The diving adult could reappear literally, almost anywhere on the lake. Whereupon the young would instantly home in on their parent. If there really were two parents I was unable to recognise any obvious differences. They certainly never surfaced at the same time. The young only occasionally dived and usually only for a few seconds. The adult seemed to disappear for minutes underwater. It had a four inch fish in its beak on one resurfacing and gave it to one of its young.

The camera was easily removed from the Kowa eyepiece thanks to the DA10 adapter. Then the eyeball view through the Kowa, both with and without the 1.6x extender, was crystal clear. I watched the fine surface detail on a sleeping Mallard duck's eyelid as it flickered open and shut at 145 yards using 96x!

Every power I tried was amazingly bright and sharp.
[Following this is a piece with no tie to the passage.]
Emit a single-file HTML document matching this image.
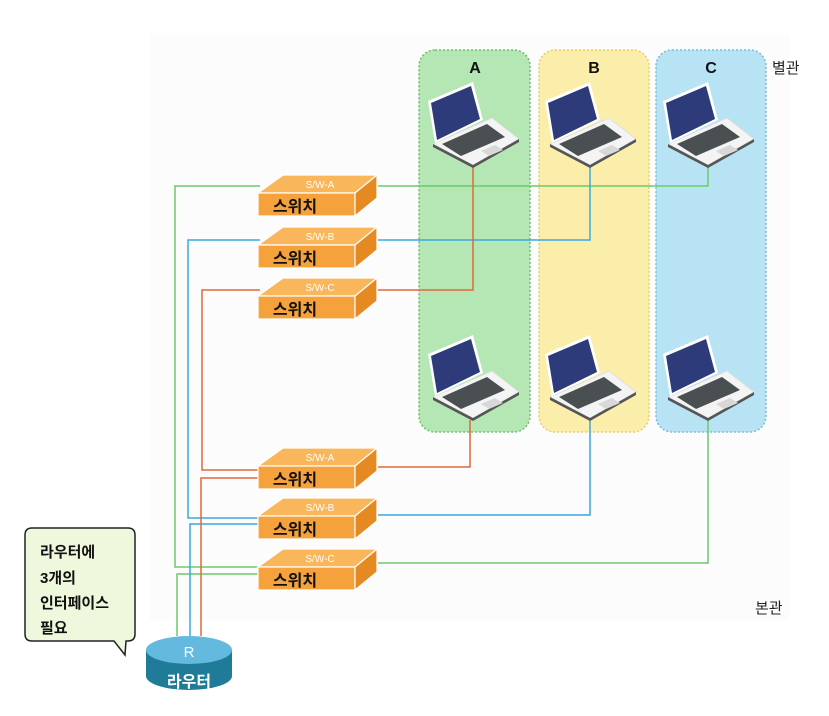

Every hair and feather detail as crisp as one could possibly hope for. Sadly, my skill at capturing this incredible detail is developing much too slowly for my taste. 

I switched over to the Leica 50-200 lens with the TC14 [1.4x] tele-converter on the G9. To snap away at the now retreating grebes and distant ducks. The scale was less than half the reach at 581mm [35mm equivalent] to the Kowa telescope's minimum of 1200mm [at 25x zoom] when digiscoping.

The sharpness of the Leica lens was still very satisfying and readily allowed heavy cropping and downsizing.[Image left for comparison. 5184 pixels cropped to 1200.]

The Leica 100-400 would provide more than 25% more scale with 800mm [at 35mm FF] reach but I consider it too expensive for such a specialised lens. I can't imaging taking it with me for my everyday walks unless the marsh pond became a regular habit. Birds of prey are slightly too rare to be worth carrying the extra weight. So the bigger lens would not earn its keep like the much more flexible 50-200 + 1.4x extender. [50-280mm combined.]

Ideally the sunlight on the lake should have been behind me. The sun is on my left and beyond the lake. Which causes shadows and burnt out highlights on pale plumage. Though I really have no choice in my position for photography at this small, privately owned lake. There is only one accessible spot where the public can reach the water. Fortunately this area lies under mature trees. So provides excellent shelter from the summer sun and the shadows hide me from the wildlife to some degree. I still haven't taken any camouflage material with me.

I only extend the upper leg sections of the tripod and sit on my comfortable stool behind the camera and telescope. When used alone I held the camera freehand rather than use the tripod with the Leica lens at full zoom. Its reach is 280mm in Micro 4/3 but 581mm at 35mm equivalent. There is no sign of camera shake in any of my images at 1/640s.

The digiscoping images were much slower exposures of between 1/125-1/250s on the tripod. They ought to have been 1/1200 as a reciprocal of equivalent focal length! Getting such exposures is difficult at f/12 unless I boost the ISO. I foolishly left it on ISO200. Probably because I forgot about it in the excitement of seeing the Grebes out in the middle of the lake. Instead of their hugging the far shore at well over 130 yards away.

I really must better organise all the lens covers into a small sandwich box. There are far too many of them! I usually just drop them into the camera pouch. Then have to retrieve them all individually from the depths when I pack up for the ride home.